Amid growing tension with China and ever changing Global Political situation in South Asian region, Modi Government is likely to approve at least another set of 36 Rafale Medium Multi Role Combat Aircraft very soon.
As per the sources the decision is still due and under consideration, but it seem the possibility of more aircraft has been considered in view of the Indian Navy’s requirement of 56 twin-engine shipboard fighters. Apart from that it is also being considered as a logical decision to boost Modi government’s Make in India initiative. If India purchase only 36 Rafales, then it would not be economical to set up their manufacturing infrastructure here in India.

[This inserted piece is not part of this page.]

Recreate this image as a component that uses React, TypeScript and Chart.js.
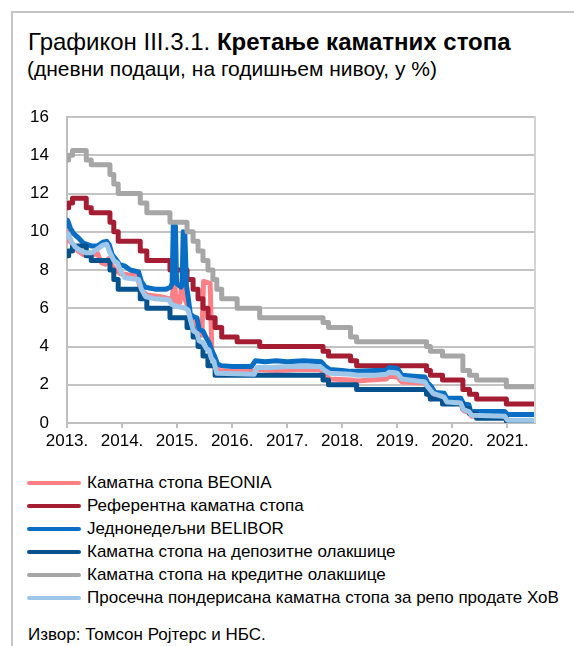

Apart from that the reason is the lack of Combat Jet inventory of Indian Air force. IAF is looking for at least 400 Combat Ready Single and twin engine fighters as most of its combat jet inventory is of the 1980s Soviet generation. The Mirage 2000 was also acquired 30 years back.
Though Mirage 2000 is still a formidable fighter Jet and some of the Jets have been recently upgraded with the latest Technology by Thales. The same organization which is providing the highly sophisticated EW systems for the Rafales.
The Indian Navy has already expressed its preference for either the Boeing F/A 18 Super Hornet or Rafale. Both these fighters were designed especially for aircraft carriers, and both are on offer for their industrial production in India with guaranteed Transfer of Technology. Boeing has also offered to manufacture the latest variant, Advanced Super Hornet, which is extensively used by US Navy.
So it can be said that if the deal is only for 36 more aircraft, then the field would be open for a larger number of twin-engine aircraft for both the IAF and Navy. However If the proposed deal is for indigenous production for more than 36, then Rafale would become the final choice.
India had opted for the French Rafale after rigorous Testing of many years by Defence forces. In 2015 during Prime Minister Narendra Modi’s visit to Paris, and an agreement was signed between the Defence Ministers of the two countries, Mr. Manohar Parrikar and his visiting counterpart, Mr Jean Yves Le Drian. The first payment of 15 per cent was immediately released by India to seal the deal.
This initial deal included the cost of the aircraft, IAF-specific modifications, Weapons and Missiles, Operations and Maintenance infrastructure at two locations in India. Apart from that 50 per cent Offsets as investment in India, was pegged at about Euro 7.87 billion.
If India moves ahead with the acquisition of another 36 aircraft, then the cost of Jet Fighter will further lower down, as the expenditure for India-specific modifications and infrastructure at two locations have already been recovered. We would also like to mention that initial work in this regard at Ambala in Haryana and Hashimara in West Bengal has already begun.
This deals will be a G-to-G or Government to Government as the earlier one, this is to avoid any unnecessary allegations. The Offsets clause would help India to construct a modern Defence Industrial environment. It will certainly attract many Rafale partners like Dassault which builds and integrates the aircraft, Safran which provides the engines and some other onboard systems, Thales which provides the highly advanced EW systems and MBDA, which is supplying the most modern Meteor Air to Air and other missiles.